Gabrielli ha parlato di ipocrisia: «vede, se qualcuno mi dice che non vuole quei rifugiati vicino casa io lo capisco. Non lo condivido, per cultura personale e formazione, ma posso comprenderlo. Solo che lo deve dire chiaramente. Altrimenti quelle proteste sono soltanto ipocrite. È vergognoso nascondersi dietro alla storia delle concessioni, dell’abitabilità o di altro». Il prefetto ha anche aggiunto che altri comuni hanno accolto bene i rifugiati, nonostante abbiano dovuto offrire sistemazioni più problematiche rispetto a quelle di via Colizza a Marino. In risposta, ovviamente, Salvini sulla sua pagina Facebook ha invitato Gabrielli ad “ospitarli a casa sua”.
Riesce difficile immaginare che si tratti esclusivamente una questione legale, o quantomeno non per tutti. C’è del razzismo dilagante in tutto ciò che si è detto in questi giorni. E ipocrisia, per dirla come lo stesso Gabrielli. Non è un caso che subito in paese siano iniziate a girare voci senza alcun fondamento, poi smentite. Si sosteneva che 54 dei 78 migranti provenissero dall’ostello di Ciampino e che lì ci fossero stati numerosi problemi di ordine pubblico con i residenti e con l’ostello. Non ci sono però fonti attendibili né fatti di cronaca concreti a suffragare queste affermazioni, al di là dei piccoli problemi di convivenza normali in ogni situazione di questo tipo (ma come avviene anche in un normale condominio).
La disinformazione dilaga e si sa ormai quanto molte persone abbraccino facilmente gli altrettanto facili populismi: i profughi non sono visti in quanto tali ma come “clandestini”, e dunque porterebbero solo disordini, criminalità e malattie. Alcuni hanno obiettato che quelle case sono state sottratte agli italiani che ne avrebbero avuto più diritto, non sapendo che a Marino sarebbero stati soltanto una sistemazione temporanea in attesa del riconoscimento o meno dello status di rifugiato.
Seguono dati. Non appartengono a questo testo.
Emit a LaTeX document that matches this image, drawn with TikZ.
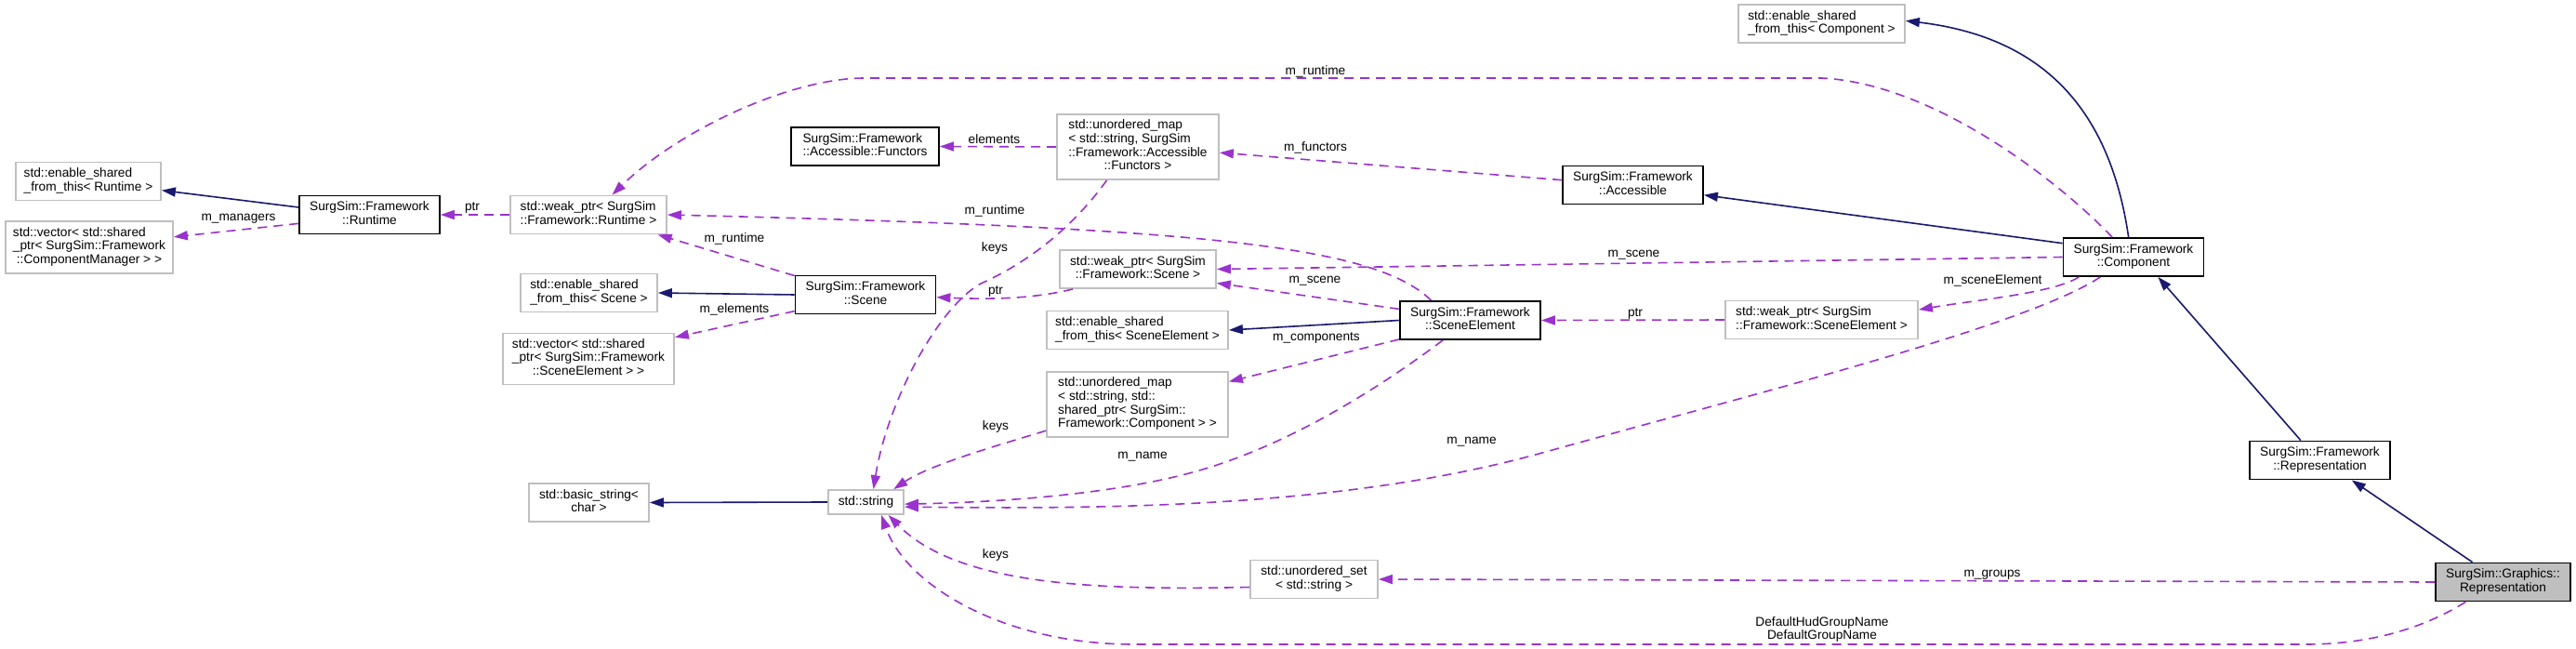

Altri hanno evidenziato l’aspetto economico, non sapendo che quelli usati per i profughi sono fondi europei e del ministero dell’Interno predisposti appositamente per questa “emergenza”. Qualcuno ha addirittura asserito «ma non possono rimanere a casa loro o comunque non possiamo aiutarli a casa loro?», ignorando che in Africa e Medio Oriente ci sono guerre, c’è l’Isis, c’è Boko Haram e ogni tanto c’è pure qualche bombardamento americano.
Il paradosso è che Marino è salito agli onori della cronaca soprattutto per questioni di corruzione, peculato e appalti falsi, vantando come protagonista assoluto lo stesso primo cittadino. In quel caso sono stati in pochi ad indignarsi, anzi, ci sono state addirittura manifestazioni di solidarietà e garantismo nei confronti degli imputati. Solidarietà legittima, seppure non condivisibile, che però non ha riguardato chi magari è fuggito da una guerra o da una situazione di grave indigenza.
I profughi sono una realtà e vanno accolti, punto. Bisogna capire come, studiare le modalità, dividere le competenze e le responsabilità. I sociologi la chiamano sindrome nimby. Ma la verità è che ai profughi viene affibbiato un marchio “criminale” in quanto tali. È un fenomeno di respiro nazionale che, però, nasce e cresce nei micro-contesti. Come nel caso di Marino, dove un pugno di cittadini ha espresso posizioni a nome tutto il paese, salvo poi appellarsi a cavilli legali per nascondere ciò che veramente questa questione è diventata: una campagna razzista.